▶ Description of the task: A verbatim copy is needed of the lines from the one containing "Write the Bokeh code for this chart." down to the one containing "from bokeh.resources import INLINE", inclusive. Print it with no pictures.

▶ Data for processing:
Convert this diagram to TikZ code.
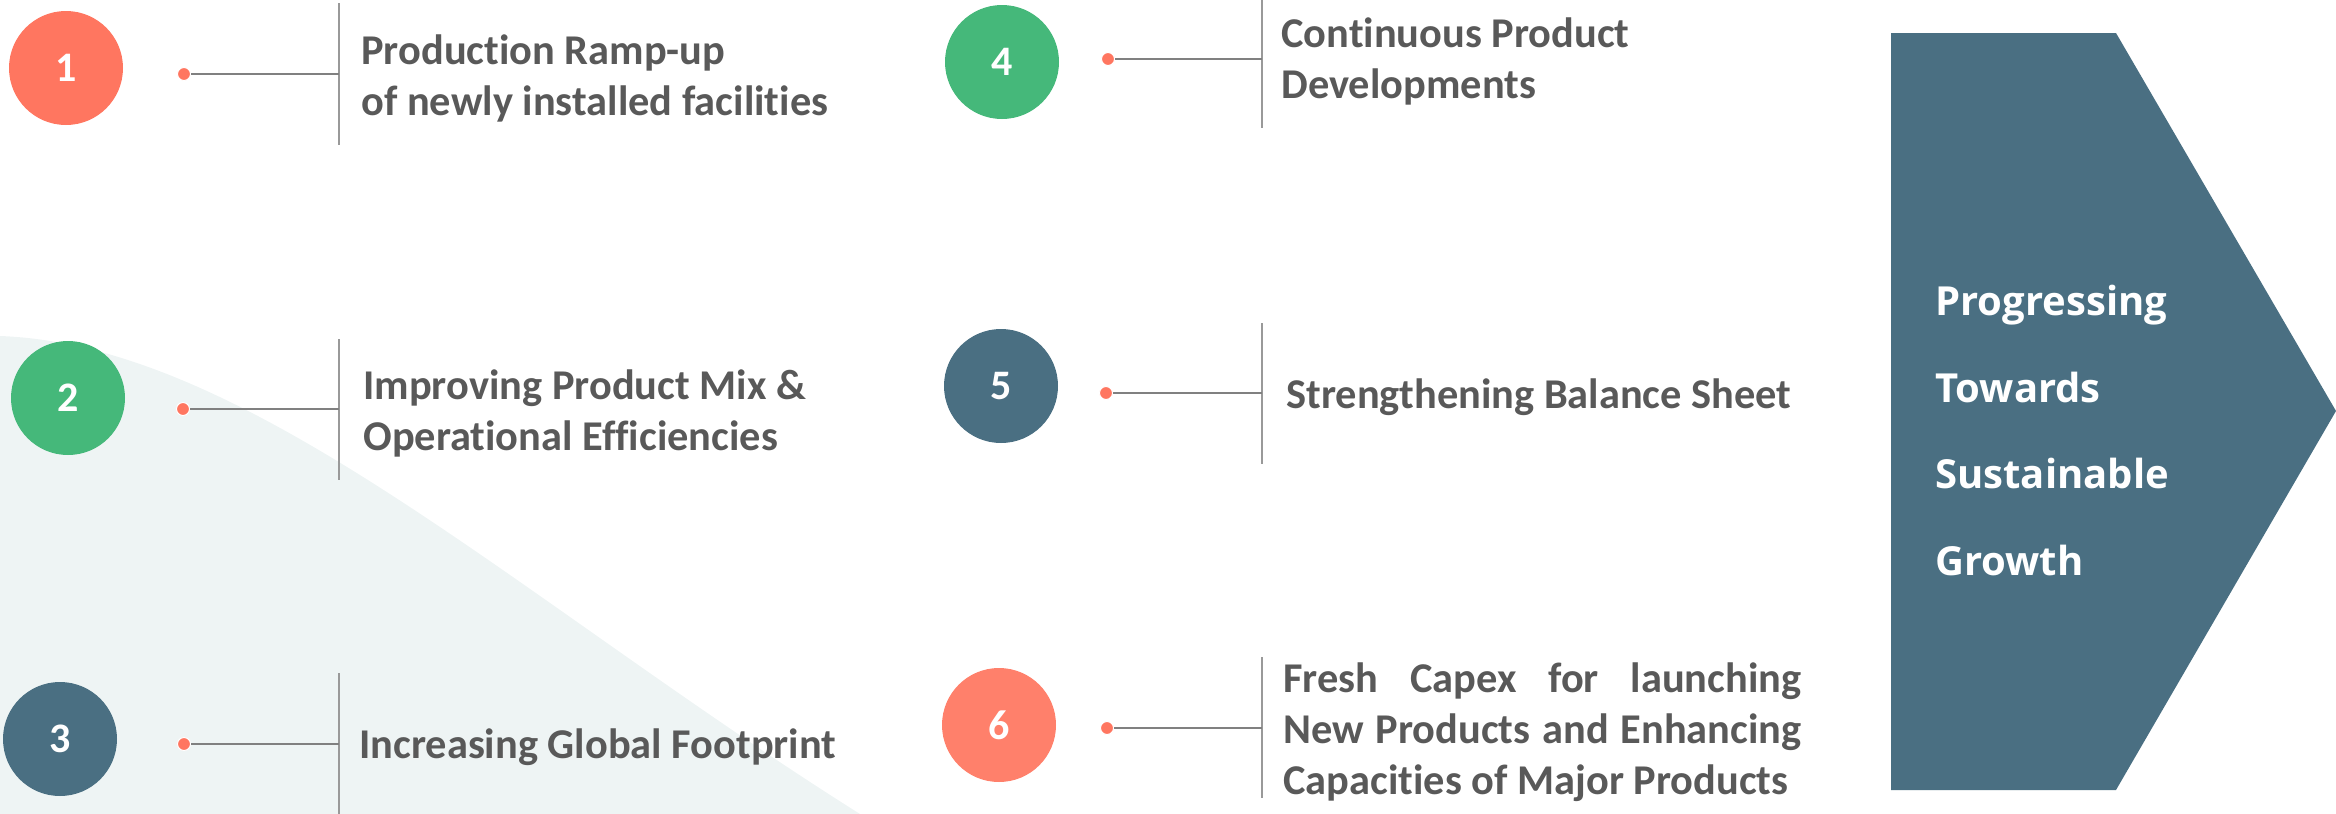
\documentclass[tikz,border=0pt]{standalone}
\usepackage{fontspec}
\setmainfont{Carlito}[Ligatures={NoCommon}]
\newfontfamily\arrowfont{Open Sans}
\definecolor{coral}{HTML}{FF7660}
\definecolor{coralb}{HTML}{FF806B}
\definecolor{leaf}{HTML}{45B87A}
\definecolor{slate}{HTML}{4A6F82}
\definecolor{txt}{HTML}{595959}
\definecolor{linegray}{HTML}{808080}
\definecolor{vgray}{HTML}{999999}
\definecolor{bgtint}{HTML}{EEF4F4}
\begin{document}
\begin{tikzpicture}[x=0.5pt,y=-0.5pt,
  num/.style={circle, minimum size=57pt, inner sep=0pt, text=white,
    font=\bfseries\fontsize{21}{25}\selectfont},
  dotm/.style={circle, fill=coral, draw=white, line width=0.5pt, minimum size=6.5pt, inner sep=0pt},
  conn/.style={draw=linegray, line width=1pt},
  vline/.style={draw=vgray, line width=1pt},
  lbl/.style={anchor=base west, inner sep=0pt, text=txt,
    font=\bfseries\fontsize{21.2}{25.5}\selectfont, align=left},
  goaltext/.style={anchor=base west, inner sep=0pt, text=white,
    font=\arrowfont\bfseries\fontsize{20}{43.25}\selectfont, align=left}]
\useasboundingbox (0,0) rectangle (2336,814);
% background wave
\fill[bgtint] (0,336) .. controls (250,345) and (520,600) .. (860,814) -- (0,814) -- cycle;
% big arrow
\fill[slate] (1891,33) -- (2116,33) -- (2336,411) -- (2116,790) -- (1891,790) -- cycle;
\node[goaltext] (goal) at (1935,575) {Progressing\\Towards\\Sustainable\\Growth};
% circles
\node[num, fill=coral] (c1) at (66,68) {1};
\node[num, fill=leaf] (c2) at (68,398) {2};
\node[num, fill=slate] (c3) at (60,739) {3};
\node[num, fill=leaf] (c4) at (1002,62) {4};
\node[num, fill=slate] (c5) at (1001,386) {5};
\node[num, fill=coralb] (c6) at (999,725) {6};
% junctions and vertical line ends
\coordinate (j1) at (339,74);   \coordinate (v1a) at (339,3);   \coordinate (v1b) at (339,145);
\coordinate (j2) at (339,409);  \coordinate (v2a) at (339,339); \coordinate (v2b) at (339,480);
\coordinate (j3) at (339,744);  \coordinate (v3a) at (339,673); \coordinate (v3b) at (339,816);
\coordinate (j4) at (1262,59);  \coordinate (v4a) at (1262,-12);\coordinate (v4b) at (1262,128);
\coordinate (j5) at (1262,393); \coordinate (v5a) at (1262,323);\coordinate (v5b) at (1262,464);
\coordinate (j6) at (1262,728); \coordinate (v6a) at (1262,657);\coordinate (v6b) at (1262,798);
\foreach \i in {1,...,6} {\draw[vline] (v\i a) -- (v\i b);}
% dots
\node[dotm] (d1) at (184,74) {};
\node[dotm] (d2) at (183,409) {};
\node[dotm] (d3) at (184,744) {};
\node[dotm] (d4) at (1108,59) {};
\node[dotm] (d5) at (1106,393) {};
\node[dotm] (d6) at (1107,728) {};
\foreach \i in {1,...,6} {\draw[conn] (d\i) -- (j\i);}
% texts (base = last line for multi-line nodes)
\node[lbl] (t1) at (361,115) {Production Ramp-up\\of newly installed facilities};
\node[lbl] (t2) at (363,450) {Improving Product Mix \&\\Operational Efficiencies};
\node[lbl] (t3) at (359,758) {Increasing Global Footprint};
\node[lbl] (t4) at (1281,98) {Continuous Product\\Developments};
\node[lbl] (t5) at (1286,408) {Strengthening Balance Sheet};
\node[lbl, text width=259pt, align=justify] (t6) at (1283,692) {Fresh Capex for launching\linebreak New Products and Enhancing\linebreak Capacities of Major Products};
\end{tikzpicture}
\end{document}
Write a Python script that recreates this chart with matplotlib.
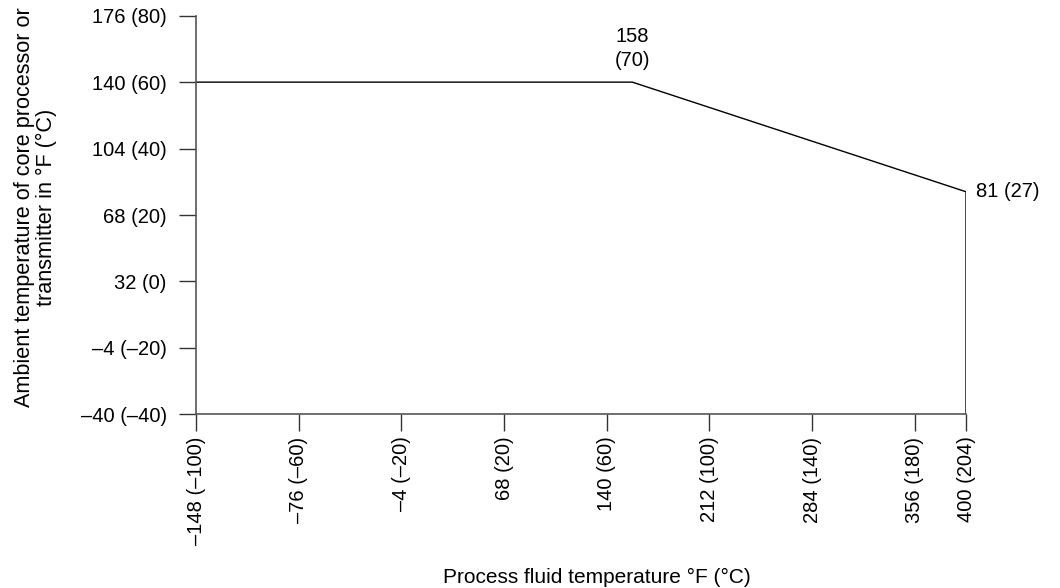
import numpy as np
import matplotlib
matplotlib.use("Agg")
import matplotlib.pyplot as plt

plt.rcParams['font.family'] = ['Liberation Sans', 'DejaVu Sans']

# Data (°C)
x_c = [-100, 70, 204, 204]
y_c = [60, 60, 27, -40]

xtick_c = [-100, -60, -20, 20, 60, 100, 140, 180, 204]
xtick_labels = ['–148 (–100)', '–76 (–60)', '–4 (–20)', '68 (20)', '140 (60)',
                '212 (100)', '284 (140)', '356 (180)', '400 (204)']
ytick_c = [-40, -20, 0, 20, 40, 60, 80]
ytick_labels = ['–40 (–40)', '–4 (–20)', '32 (0)', '68 (20)', '104 (40)',
                '140 (60)', '176 (80)']

FS = 14.5

# the chart squeezes the last segment (180..204) onto one 20° step
def fwd(x):
    return np.interp(x, [-200, 180, 204, 400], [-200, 180, 200, 396])

def inv(x):
    return np.interp(x, [-200, 180, 200, 396], [-200, 180, 204, 400])

fig = plt.figure(figsize=(10.6, 5.88), dpi=100)
ax = fig.add_axes([196/1060, 1-414.3/588, (966-196)/1060, (414.3-15.7)/588])
ax.set_xscale('function', functions=(fwd, inv))
ax.plot(x_c, y_c, color='black', lw=1.0, solid_joinstyle='miter')
ax.set_xlim(-100, 204)
ax.set_ylim(-40, 80)

ax.set_xticks(xtick_c)
ax.set_xticklabels(xtick_labels, rotation=90, fontsize=FS)
ax.set_yticks(ytick_c)
ax.set_yticklabels(ytick_labels, fontsize=FS)
ax.minorticks_off()
ax.tick_params(axis='both', length=12, width=1, color='#333333', direction='out', pad=4)
ax.tick_params(axis='y', pad=9)

for s in ['top', 'right']:
    ax.spines[s].set_visible(False)
for s in ['left', 'bottom']:
    ax.spines[s].set_color('#555555')
    ax.spines[s].set_linewidth(1.2)

ax.annotate('158\n(70)', xy=(70, 60), xytext=(0, 9), textcoords='offset points',
            ha='center', va='bottom', fontsize=FS, linespacing=1.3)
ax.annotate('81 (27)', xy=(204, 27), xytext=(7, 0), textcoords='offset points',
            ha='left', va='center', fontsize=FS, annotation_clip=False)

ax.set_ylabel('Ambient temperature of core processor or\ntransmitter in °F (°C)',
              fontsize=15.6, linespacing=1.05)
ax.yaxis.set_label_coords(-0.181, 0.52)
fig.text(597/1060, 1-577/588, 'Process fluid temperature °F (°C)',
         ha='center', va='center', fontsize=15)

fig.savefig('out.png', dpi=100)
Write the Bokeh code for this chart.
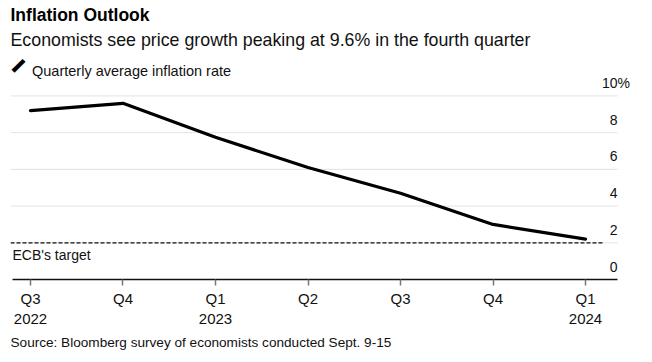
from bokeh.plotting import figure
from bokeh.models import Range1d, FixedTicker, Title, Label, LabelSet, ColumnDataSource
from bokeh.core.properties import value
from bokeh.embed import file_html
from bokeh.resources import INLINE

# ---- data ----
quarters = ["Q3\n2022", "Q4", "Q1\n2023", "Q2", "Q3", "Q4", "Q1\n2024"]
inflation = [9.2, 9.6, 7.75, 6.1, 4.7, 3.0, 2.2]
y_ticks = [0, 2, 4, 6, 8, 10]
y_tick_labels = ["0", "2", "4", "6", "8", "10"]
ecb_target = 2.0

FONT = "Liberation Sans"
TXT = "#111111"
x_idx = list(range(len(quarters)))

x_start, x_end = -0.216, 6.486      # frame extent (index units)
x_grid_end = 6.346                  # where grid lines / axis stop
y_end = 12.53

p = figure(width=652, height=358, output_backend="svg", toolbar_location=None,
           title=None, y_axis_location=None,
           x_range=Range1d(x_start, x_end), y_range=Range1d(0, y_end),
           min_border_left=10, min_border_right=22, min_border_top=10,
           min_border_bottom=10)
p.outline_line_color = None
p.xgrid.visible = False
p.ygrid.visible = False

# grid lines (stop before the right-hand labels)
gl = y_ticks[1:]
p.segment(x0=[x_start] * len(gl), x1=[x_grid_end] * len(gl), y0=gl, y1=gl,
          line_color="#e3e3e3", line_width=1)

# x axis
ax = p.xaxis[0]
ax.bounds = (x_start + 0.02, x_grid_end)
ax.ticker = FixedTicker(ticks=x_idx)
ax.major_label_overrides = {i: q for i, q in zip(x_idx, quarters)}
ax.major_label_text_font = FONT
ax.major_label_text_font_size = "15px"
ax.major_label_text_color = TXT
ax.major_label_standoff = 4
ax.axis_line_color = "#111111"
ax.axis_line_width = 1.5
ax.major_tick_out = 6
ax.major_tick_in = 0
ax.major_tick_line_color = "#777777"
ax.major_tick_line_width = 1.5
ax.minor_tick_line_color = None

# ECB target dashed line
p.segment(x0=[x_start], x1=[x_idx[-1] + 0.19], y0=[ecb_target], y1=[ecb_target],
          line_color="#111111", line_width=1.3, line_dash="4 2")

# main series
p.line(x=x_idx, y=inflation, line_color="black", line_width=3.2,
       line_join="round", line_cap="round")

# y labels (inside the plot, right side, above grid lines)
ysrc = ColumnDataSource(dict(x=[x_grid_end] * len(y_ticks), y=y_ticks, t=y_tick_labels))
p.add_layout(LabelSet(x="x", y="y", text="t", source=ysrc, text_align="right",
                      text_baseline="alphabetic", y_offset=8, text_font=value(FONT),
                      text_font_size="14px", text_color=TXT))
psrc = ColumnDataSource(dict(x=[x_grid_end], y=[y_ticks[-1]], t=["%"]))
p.add_layout(LabelSet(x="x", y="y", text="t", source=psrc, text_align="left",
                      text_baseline="alphabetic", y_offset=8, text_font=value(FONT),
                      text_font_size="14px", text_color=TXT))

p.add_layout(Label(x=x_start, y=ecb_target, text="ECB's target", text_align="left",
                   text_baseline="top", x_offset=2, y_offset=-4, text_font=FONT,
                   text_font_size="14px", text_color=TXT))

# legend row (inside the frame's top band)
p.add_layout(Label(x=x_start, y=y_end, text="Quarterly average inflation rate",
                   text_align="left", text_baseline="alphabetic", x_offset=21.5,
                   y_offset=-21.5, text_font=FONT, text_font_size="14.5px", text_color=TXT))
p.add_layout(Label(x=x_start, y=y_end, text="\u2501", text_align="center",
                   text_baseline="middle", x_offset=8, y_offset=-16.5, angle=0.785,
                   text_font="DejaVu Sans", text_font_size="25px", text_color="black"))

# titles (added bottom-up)
p.add_layout(Title(text="Economists see price growth peaking at 9.6% in the fourth quarter",
                   align="left", text_font=FONT, text_font_size="17.8px",
                   text_font_style="normal", text_color=TXT, standoff=0), "above")
p.add_layout(Title(text="Inflation Outlook", align="left", text_font=FONT,
                   text_font_size="17.5px", text_font_style="bold",
                   text_color="#000000", standoff=4.5), "above")
p.add_layout(Title(text="Source: Bloomberg survey of economists conducted Sept. 9-15",
                   align="left", text_font=FONT, text_font_size="13.6px",
                   text_font_style="normal", text_color=TXT, standoff=11.5,
                   vertical_align="top"), "below")

open("out.html", "w").write(file_html(p, INLINE))
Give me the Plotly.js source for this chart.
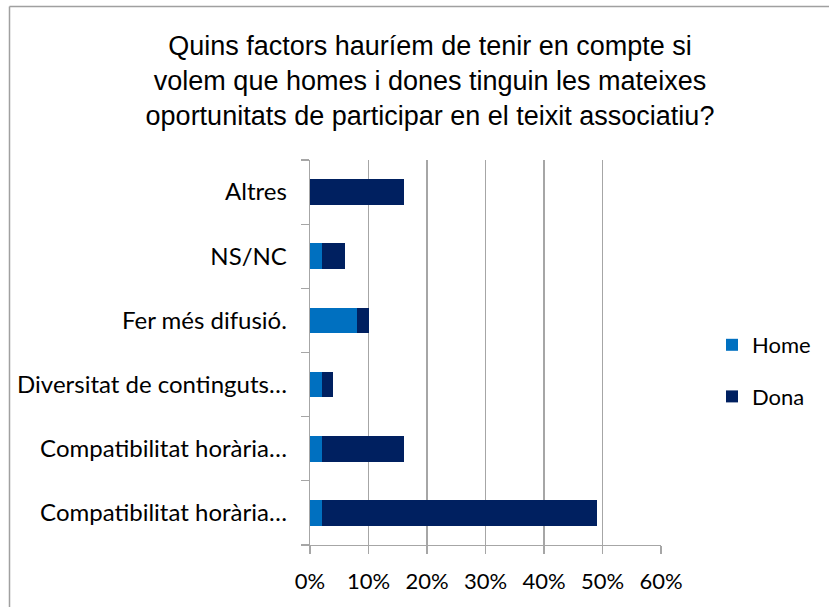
<!DOCTYPE html>
<html>
<head>
<meta charset="utf-8">
<script src="https://cdn.plot.ly/plotly-3.0.1.min.js"></script>
<style>
html,body{margin:0;padding:0;background:#fff;}
#chart{width:829px;height:607px;}
</style>
</head>
<body>
<div id="chart"></div>
<script>
// Categories listed bottom to top
var categories = [
  "Compatibilitat horària…",
  "Compatibilitat horària…",
  "Diversitat de continguts…",
  "Fer més difusió.",
  "NS/NC",
  "Altres"
];
var home = [2, 2, 2, 8, 2, 0];
var dona = [47, 14, 2, 2, 4, 16];
var xTicks = [0, 10, 20, 30, 40, 50, 60];
var seriesNames = ["Home", "Dona"];
var seriesColors = ["#0070C0", "#002060"];

var pos = categories.map(function(_, i){ return i; });
var bounds = [];
for (var i = 0; i <= categories.length; i++) bounds.push(i - 0.5);

var W = 829, H = 607;
var L = 310, R = 661, T = 160, B = 545;
function px(x){ return (x - L) / (R - L); }
function py(y){ return (B - y) / (B - T); }

var traces = [
  {type:"bar", orientation:"h", name:seriesNames[0], x:home, y:pos,
   marker:{color:seriesColors[0], line:{width:0}}, legendgroup:"a", hoverinfo:"x+name"},
  {type:"bar", orientation:"h", name:seriesNames[1], x:dona, y:pos,
   marker:{color:seriesColors[1], line:{width:0}}, legendgroup:"b", hoverinfo:"x+name"}
];

var layout = {
  width: W, height: H,
  margin: {l: L, r: W - R, t: T, b: H - B, pad: 0},
  paper_bgcolor: "#fff", plot_bgcolor: "#fff",
  barmode: "stack", bargap: 0.6,
  font: {family: "Lato, 'Open Sans', sans-serif", color: "#000", size: 22},
  title: {
    text: "Quins factors hauríem de tenir en compte si<br>volem que homes i dones tinguin les mateixes<br>oportunitats de participar en el teixit associatiu?",
    font: {family: "'Liberation Sans', Arial, sans-serif", size: 27, color: "#000"},
    xref: "container", x: 430 / W, xanchor: "center",
    yref: "container", y: 1 - 55 / H, yanchor: "top"
  },
  xaxis: {
    range: [0, 60], tickvals: xTicks, ticktext: xTicks.map(function(v){return v + "%";}),
    tickfont: {size: 22},
    showgrid: true, gridcolor: "#A6A6A6", gridwidth: 1.3,
    showline: true, linecolor: "#A6A6A6", linewidth: 1.3,
    ticks: "outside", ticklen: 8, tickcolor: "#A6A6A6", tickwidth: 1.3,
    ticklabelstandoff: 8, zeroline: false, fixedrange: true
  },
  yaxis: {
    range: [-0.5, categories.length - 0.5],
    tickvals: pos, ticktext: categories,
    tickfont: {size: 24},
    ticks: "", showgrid: false, zeroline: false,
    showline: true, linecolor: "#A6A6A6", linewidth: 1.3,
    ticklabelstandoff: 17,
    minor: {tickvals: bounds, ticks: "outside", ticklen: 8, tickcolor: "#A6A6A6", tickwidth: 1.3, showgrid: false},
    fixedrange: true
  },
  showlegend: true,
  legend: {
    x: px(712), xanchor: "left", y: py(371), yanchor: "middle",
    traceorder: "grouped", tracegroupgap: 20,
    font: {family: "Lato, sans-serif", size: 22, color: "#000"},
    bgcolor: "rgba(0,0,0,0)"
  },
  shapes: [
    {type:"line", xref:"paper", yref:"paper", x0:px(9.5), x1:px(9.5), y0:py(6.5), y1:py(620), line:{color:"#A0A0A0", width:1.5}},
    {type:"line", xref:"paper", yref:"paper", x0:px(9.5), x1:px(840), y0:py(6.5), y1:py(6.5), line:{color:"#A0A0A0", width:1.5}}
  ]
};

Plotly.newPlot("chart", traces, layout, {displayModeBar: false, staticPlot: true});
</script>
</body>
</html>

▶ Result:
Write the Bokeh code for this chart.
from bokeh.plotting import figure
from bokeh.models import Range1d, FixedTicker, Title, Label, LabelSet, ColumnDataSource
from bokeh.core.properties import value
from bokeh.embed import file_html
from bokeh.resources import INLINE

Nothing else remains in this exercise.